Do not steal. Do not lie. Do not deceive one another. (v. 11)

Respect for the property of others, coupled with truthful, honest, and open relationships with those to whom we relate on daily basis, are expressions of a healthy spirituality.

Do not swear falsely by my name and so profane the name of your God. I am the LORD. (v. 12)

Swearing oaths falsely in legal situations would damage a person. Thus, it appears here in the context of commandments to protect the integrity and well-being of our neighbors. To sin against others is to profane the name of God.

Do not defraud your neighbor or rob him. Do not hold back the wages of a hired man overnight. (v. 13). The eighth commandment applies to fraudulent labor practices: exploitation, robbery, and salary retention (see Deuteronomy 24:14; Jeremiah 22:13; Malachi 3:5). These are still common practices today. Just labor relations are another sign of a deep spirituality.

Do not curse the deaf or put a stumbling block in front of the blind, but fear your God. I am the LORD. (v. 14)

Another way of showing our "fear of God," or true piety as Calvin called it, is to love, respect, and show solidarity with those who are limited in their capabilities.

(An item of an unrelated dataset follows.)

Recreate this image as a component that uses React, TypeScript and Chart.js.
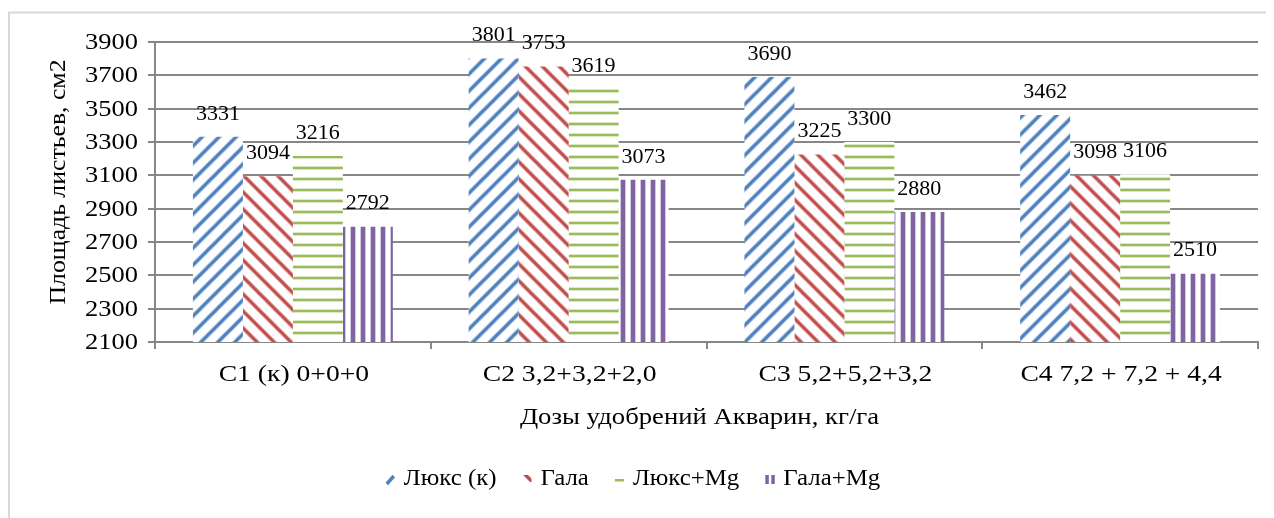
import React, { useEffect, useRef } from "react";
import { Chart, registerables } from "chart.js";

Chart.register(...registerables);

const categories = ["С1 (к) 0+0+0", "С2 3,2+3,2+2,0", "С3 5,2+5,2+3,2", "С4 7,2 + 7,2 + 4,4"];
const seriesNames = ["Люкс (к)", "Гала", "Люкс+Mg", "Гала+Mg"];
const luxK = [3331, 3801, 3690, 3462];
const gala = [3094, 3753, 3225, 3098];
const luxMg = [3216, 3619, 3300, 3106];
const galaMg = [2792, 3073, 2880, 2510];
const yMin = 2100;
const yMax = 3900;
const yStep = 200;
const yTitle = "Площадь листьев, см2";
const xTitle = "Дозы удобрений Акварин, кг/га";

const seriesColors = ["#4f81bd", "#c0504d", "#9bbb59", "#8064a2"];
const seriesLights = ["#bfd1ea", "#ecc4c3", "#dbe8c6", "#d3c8e2"];
const seriesKinds = ["up", "down", "h", "v"];
const AXIS_FONT = '23px "Liberation Serif"';
const LABEL_FONT = '22px "Liberation Serif"';
const GRID = "#878787";

function makePattern(kind: string, color: string, light: string): CanvasPattern {
  const c = document.createElement("canvas");
  let w = 17, h = 17;
  if (kind === "h") { w = 8; h = 11; }
  if (kind === "v") { w = 10; h = 8; }
  c.width = w; c.height = h;
  const g = c.getContext("2d")!;
  g.fillStyle = "#ffffff";
  g.fillRect(0, 0, w, h);
  if (kind === "up" || kind === "down") {
    for (const [col, lw] of [[light, 4.8], [color, 3]] as [string, number][]) {
      g.strokeStyle = col;
      g.lineWidth = lw;
      for (const k of [-w, 0, w]) {
        g.beginPath();
        if (kind === "up") { g.moveTo(k - 3, h + 3); g.lineTo(k + w + 3, -3); }
        else { g.moveTo(k - 3, -3); g.lineTo(k + w + 3, h + 3); }
        g.stroke();
      }
    }
  } else if (kind === "h") {
    g.fillStyle = light; g.fillRect(0, 4, w, 4);
    g.fillStyle = color; g.fillRect(0, 5, w, 2);
  } else {
    g.fillStyle = light; g.fillRect(2, 0, 6, h);
    g.fillStyle = color; g.fillRect(3, 0, 4, h);
  }
  return g.createPattern(c, "repeat")!;
}

function sText(ctx: CanvasRenderingContext2D, text: string, x: number, y: number, align: CanvasTextAlign, sx: number, rot = 0) {
  ctx.save();
  ctx.translate(x, y);
  if (rot) ctx.rotate(rot);
  ctx.scale(sx, 1);
  ctx.textAlign = align;
  ctx.fillText(text, 0, 0);
  ctx.restore();
}

const borderPlugin = {
  id: "outerBorder",
  beforeDraw(chart: any) {
    const ctx = chart.ctx as CanvasRenderingContext2D;
    ctx.save();
    ctx.strokeStyle = "#d9d9d9";
    ctx.lineWidth = 2;
    ctx.strokeRect(1, 4.5, chart.width + 40, chart.height + 40);
    ctx.restore();
  },
};

const textPlugin = {
  id: "texts",
  afterDraw(chart: any) {
    const ctx = chart.ctx as CanvasRenderingContext2D;
    const { left, right, top, bottom } = chart.chartArea;
    ctx.save();
    ctx.fillStyle = "#000000";
    ctx.font = AXIS_FONT;
    ctx.textBaseline = "middle";
    const ys = chart.scales.y;
    ys.ticks.forEach((t: any, i: number) => {
      sText(ctx, String(t.value), left - 17, ys.getPixelForTick(i) + 1, "right", 1.15);
    });
    const xs = chart.scales.x;
    xs.ticks.forEach((t: any, i: number) => {
      sText(ctx, categories[i], xs.getPixelForTick(i) + 1, bottom + 33, "center", 1.2);
    });
    sText(ctx, xTitle, (left + right) / 2 - 7, bottom + 76, "center", 1.16);
    sText(ctx, yTitle, 51, (top + bottom) / 2 - 10, "center", 1.12, -Math.PI / 2);
    ctx.font = LABEL_FONT;
    ctx.textAlign = "center";
    chart.data.datasets.forEach((ds: any, di: number) => {
      const meta = chart.getDatasetMeta(di);
      meta.data.forEach((bar: any, i: number) => {
        ctx.fillText(String(ds.data[i]), bar.x, bar.y - 23);
      });
    });
    ctx.font = AXIS_FONT;
    ctx.textBaseline = "alphabetic";
    const LSX = 1.08;
    const iconW = 9, gapIT = 9, gapItems = 26;
    const widths = seriesNames.map((n) => ctx.measureText(n).width * LSX);
    const total = widths.reduce((a, b) => a + b, 0) + seriesNames.length * (iconW + gapIT) + (seriesNames.length - 1) * gapItems;
    let x = 625 - total / 2;
    const base = 477;
    seriesNames.forEach((n, i) => {
      const c = seriesColors[i];
      const iy = base - 10;
      ctx.save();
      if (i === 0) {
        ctx.strokeStyle = c; ctx.lineWidth = 3.5;
        ctx.beginPath(); ctx.moveTo(x + 1, iy + 9); ctx.lineTo(x + 8, iy + 1); ctx.stroke();
      } else if (i === 1) {
        ctx.beginPath(); ctx.rect(x, iy, iconW, 7); ctx.clip();
        ctx.strokeStyle = c; ctx.lineWidth = 3.5;
        ctx.beginPath(); ctx.moveTo(x + 2, iy - 1); ctx.lineTo(x + 10, iy + 7); ctx.stroke();
      } else if (i === 2) {
        ctx.fillStyle = c; ctx.fillRect(x, iy + 4, iconW, 2.5);
      } else {
        ctx.fillStyle = c; ctx.fillRect(x, iy, 3.5, 9); ctx.fillRect(x + 6, iy, 3.5, 9);
      }
      ctx.restore();
      x += iconW + gapIT;
      sText(ctx, n, x, base, "left", LSX);
      x += widths[i] + gapItems;
    });
    ctx.restore();
  },
};

export default function App() {
  const ref = useRef<HTMLCanvasElement>(null);
  useEffect(() => {
    if (!ref.current) return;
    const patterns = seriesKinds.map((k, i) => makePattern(k, seriesColors[i], seriesLights[i]));
    const dataArr = [luxK, gala, luxMg, galaMg];
    const chart = new Chart(ref.current, {
      type: "bar",
      data: {
        labels: categories,
        datasets: dataArr.map((d, i) => ({
          label: seriesNames[i],
          data: d,
          backgroundColor: patterns[i] as any,
          borderWidth: 0,
          categoryPercentage: 0.725,
          barPercentage: 1,
        })),
      },
      options: {
        animation: false,
        responsive: true,
        maintainAspectRatio: false,
        layout: { padding: { top: 34, right: 16, bottom: 96, left: 0 } },
        plugins: { legend: { display: false }, tooltip: { enabled: false } },
        scales: {
          x: {
            grid: { display: true, drawOnChartArea: false, drawTicks: true, tickLength: 7, color: GRID, lineWidth: 2, offset: true },
            border: { display: true, color: GRID, width: 2 },
            ticks: { display: false },
            afterFit: (s: any) => { s.height = 80; },
          },
          y: {
            min: yMin,
            max: yMax,
            ticks: { display: false, stepSize: yStep },
            grid: { color: GRID, lineWidth: 2, tickLength: 7, drawTicks: true },
            border: { display: true, color: GRID, width: 2 },
            afterFit: (s: any) => { s.width = 147; },
          },
        },
      },
      plugins: [borderPlugin, textPlugin],
    });
    return () => chart.destroy();
  }, []);
  return (
    <div style={{ width: 1266, height: 510, position: "relative" }}>
      <canvas ref={ref} />
    </div>
  );
}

Rather than take advantage of other people's limitations and have fun at their expense, we are called to abandon such cruelty and put in its place a compassion that recognizes and honors the dignity and value of all human beings, regardless of the handicaps they suffer.

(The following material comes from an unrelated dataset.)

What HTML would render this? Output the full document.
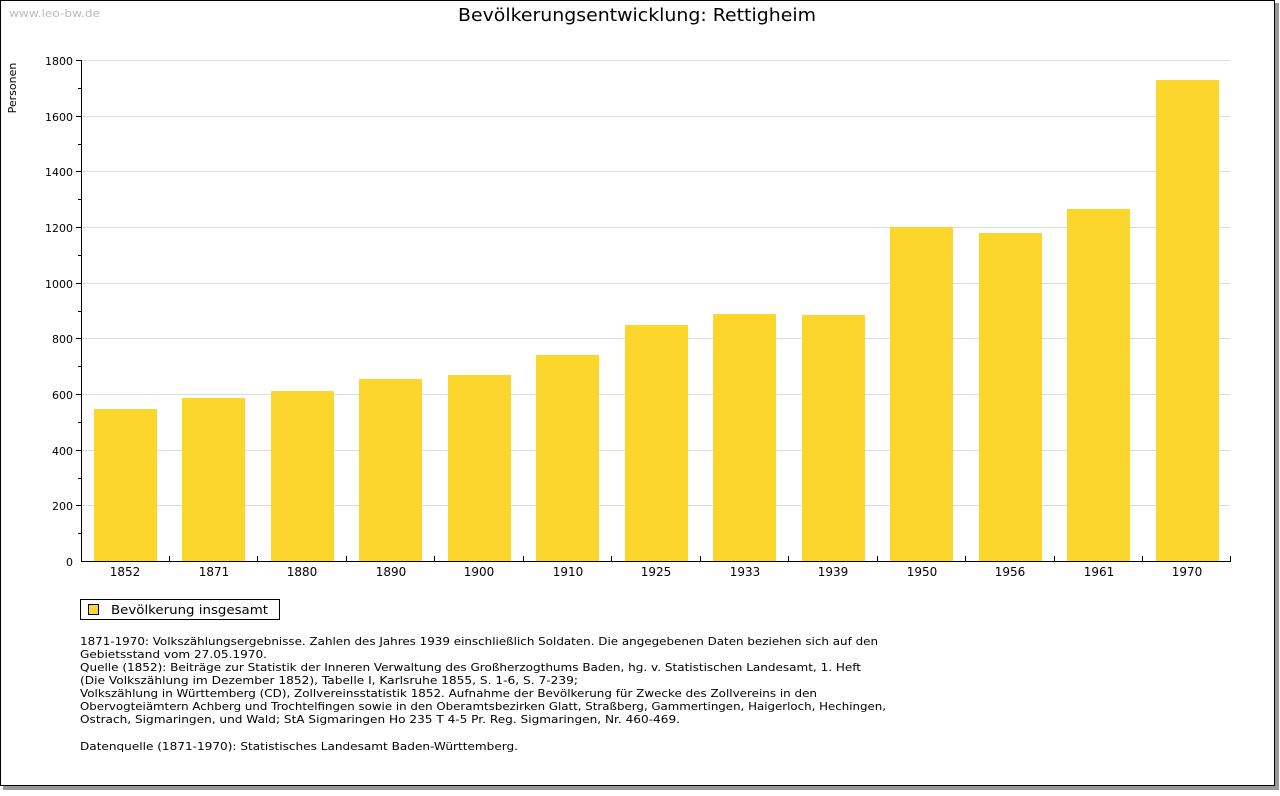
<!DOCTYPE html>
<html><head><meta charset="utf-8"><style>
body{margin:0;background:#fff;width:1280px;height:791px;overflow:hidden}
svg text{font-family:"DejaVu Sans","Liberation Sans",sans-serif}
</style></head><body>
<svg width="1280" height="791" xmlns="http://www.w3.org/2000/svg">
<rect x="3" y="3" width="1276" height="787" fill="#999"/>
<rect x="0.5" y="0.5" width="1274" height="785" fill="#fff" stroke="#000"/>
<text x="9" y="17" font-size="11" fill="#bbb" textLength="91" lengthAdjust="spacingAndGlyphs">www.leo-bw.de</text>
<text x="458" y="21" font-size="18" fill="#000" textLength="358" lengthAdjust="spacingAndGlyphs">Bevölkerungsentwicklung: Rettigheim</text>
<text transform="translate(16,88) rotate(-90)" font-size="11" text-anchor="middle">Personen</text>
<g stroke="#dcdcdc" stroke-width="1">
<line x1="82" x2="1230" y1="60.5" y2="60.5"/><line x1="82" x2="1230" y1="116.5" y2="116.5"/>
<line x1="82" x2="1230" y1="171.5" y2="171.5"/><line x1="82" x2="1230" y1="227.5" y2="227.5"/>
<line x1="82" x2="1230" y1="283.5" y2="283.5"/><line x1="82" x2="1230" y1="338.5" y2="338.5"/>
<line x1="82" x2="1230" y1="394.5" y2="394.5"/><line x1="82" x2="1230" y1="450.5" y2="450.5"/>
<line x1="82" x2="1230" y1="505.5" y2="505.5"/>
</g>
<g fill="#fcd62d">
<rect x="94" y="409" width="63" height="152"/>
<rect x="182" y="398" width="63" height="163"/>
<rect x="271" y="391" width="63" height="170"/>
<rect x="359" y="379" width="63" height="182"/>
<rect x="448" y="375" width="63" height="186"/>
<rect x="536" y="355" width="63" height="206"/>
<rect x="625" y="325" width="63" height="236"/>
<rect x="713" y="314" width="63" height="247"/>
<rect x="802" y="315" width="63" height="246"/>
<rect x="890" y="227" width="63" height="334"/>
<rect x="979" y="233" width="63" height="328"/>
<rect x="1067" y="209" width="63" height="352"/>
<rect x="1156" y="80" width="63" height="481"/>
</g>
<g stroke="#000" stroke-width="1">
<line x1="81.5" y1="60" x2="81.5" y2="561"/>
<line x1="81" y1="561.5" x2="1231" y2="561.5"/>
<path d="M76 60.5h5M76 116.5h5M76 171.5h5M76 227.5h5M76 283.5h5M76 338.5h5M76 394.5h5M76 450.5h5M76 505.5h5M78 88.5h3M78 144.5h3M78 199.5h3M78 255.5h3M78 311.5h3M78 366.5h3M78 422.5h3M78 478.5h3M78 533.5h3"/>
<path d="M169.5 556v5M257.5 556v5M346.5 556v5M434.5 556v5M523.5 556v5M611.5 556v5M700.5 556v5M788.5 556v5M877.5 556v5M965.5 556v5M1054.5 556v5M1142.5 556v5M1230.5 556v5"/>
</g>
<g font-size="11" text-anchor="end">
<text x="73" y="65">1800</text><text x="73" y="121">1600</text><text x="73" y="176">1400</text>
<text x="73" y="232">1200</text><text x="73" y="288">1000</text><text x="73" y="343">800</text>
<text x="73" y="399">600</text><text x="73" y="455">400</text><text x="73" y="510">200</text>
<text x="73" y="566">0</text>
</g>
<g font-size="12" text-anchor="middle">
<text x="125" y="576">1852</text><text x="214" y="576">1871</text><text x="302" y="576">1880</text>
<text x="391" y="576">1890</text><text x="479" y="576">1900</text><text x="568" y="576">1910</text>
<text x="656" y="576">1925</text><text x="745" y="576">1933</text><text x="833" y="576">1939</text>
<text x="922" y="576">1950</text><text x="1010" y="576">1956</text><text x="1099" y="576">1961</text>
<text x="1187" y="576">1970</text>
</g>
<rect x="80.5" y="599.5" width="199" height="20" fill="#fff" stroke="#000"/>
<rect x="88.5" y="604.5" width="10" height="10" fill="#fcd62d" stroke="#000"/>
<text x="111" y="614" font-size="12" textLength="157" lengthAdjust="spacingAndGlyphs">Bevölkerung insgesamt</text>
<g font-size="11" lengthAdjust="spacingAndGlyphs">
<text x="80" y="645" textLength="798" lengthAdjust="spacingAndGlyphs">1871-1970: Volkszählungsergebnisse. Zahlen des Jahres 1939 einschließlich Soldaten. Die angegebenen Daten beziehen sich auf den</text>
<text x="80" y="658" textLength="187" lengthAdjust="spacingAndGlyphs">Gebietsstand vom 27.05.1970.</text>
<text x="80" y="671" textLength="781" lengthAdjust="spacingAndGlyphs">Quelle (1852): Beiträge zur Statistik der Inneren Verwaltung des Großherzogthums Baden, hg. v. Statistischen Landesamt, 1. Heft</text>
<text x="80" y="684" textLength="498" lengthAdjust="spacingAndGlyphs">(Die Volkszählung im Dezember 1852), Tabelle I, Karlsruhe 1855, S. 1-6, S. 7-239;</text>
<text x="80" y="697" textLength="737" lengthAdjust="spacingAndGlyphs">Volkszählung in Württemberg (CD), Zollvereinsstatistik 1852. Aufnahme der Bevölkerung für Zwecke des Zollvereins in den</text>
<text x="80" y="710" textLength="806" lengthAdjust="spacingAndGlyphs">Obervogteiämtern Achberg und Trochtelfingen sowie in den Oberamtsbezirken Glatt, Straßberg, Gammertingen, Haigerloch, Hechingen,</text>
<text x="80" y="723" textLength="600" lengthAdjust="spacingAndGlyphs">Ostrach, Sigmaringen, und Wald; StA Sigmaringen Ho 235 T 4-5 Pr. Reg. Sigmaringen, Nr. 460-469.</text>
<text x="80" y="750" textLength="438" lengthAdjust="spacingAndGlyphs">Datenquelle (1871-1970): Statistisches Landesamt Baden-Württemberg.</text>
</g>
</svg>
</body></html>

Do not pervert justice; do not show partiality to the poor or favoritism to the great, but judge your neighbor fairly. (v. 15).

This demand of an impartial judgment is directed especially to those who have the high responsibility of the administration of justice. Neither the poverty of a person, nor influence and power, should affect the practice of justice.

Do not go about spreading slander among your people. Do not do anything that endangers your neighbor's life. I am the LORD. (v. 16)
Utter respect for the good name of others and an active promotion of a meaningful and rich life of those who are close to us are fruits of a well-cultivated spirituality. The destructive nature of the tongue is described by James (3:1-12). For James, taming the tongue is a sign of genuine religion or true spirituality (1:26).

Do not hate your brother in your heart. Rebuke your neighbor frankly so you will not share in his guilt. Do not seek revenge or bear a grudge against one of your people, but love your neighbor as yourself. I am the LORD. (vv. 17-18).

The internal and spiritual character of the Law is shown in these verses. God sees and values not only our actions but our thoughts, desires, and feelings. As Jesus taught in the Sermon on the Mount, we need to obey God's will from the most intimate part of our being. An external conformity to the law will not do; God desires a higher justice.

Hatred and grudges against our sisters and brothers should be resolved by an open confrontation and a loving restoration of the relationship. This is the kind of communal spirituality that Jesus demands from us (Matthew 18).

The central commandment, and summary of the Law, "love your neighbor as yourself," is repeated in v. 33b, with a meaningful nuance: the object of our love is the alien, the foreigner, the pagan. Thus, the scope of the word is expanded to include everybody in the definition of neighbor. In his exposition of this commandment, Jesus included even our enemies (Matthew 5:38-48). What a challenge for our spirituality after September 11th!

In the remainder of Leviticus 19, other areas of life are included as places in which God's people are to exhibit holiness. In all these areas we are called to love God and our neighbor. In them we can offer concrete expressions of our holiness and of the spirituality that the Lord demands of his people. And if we want a concrete example of such spirituality we need to continue to read the Gospels and see how Jesus loved God and his neighbor.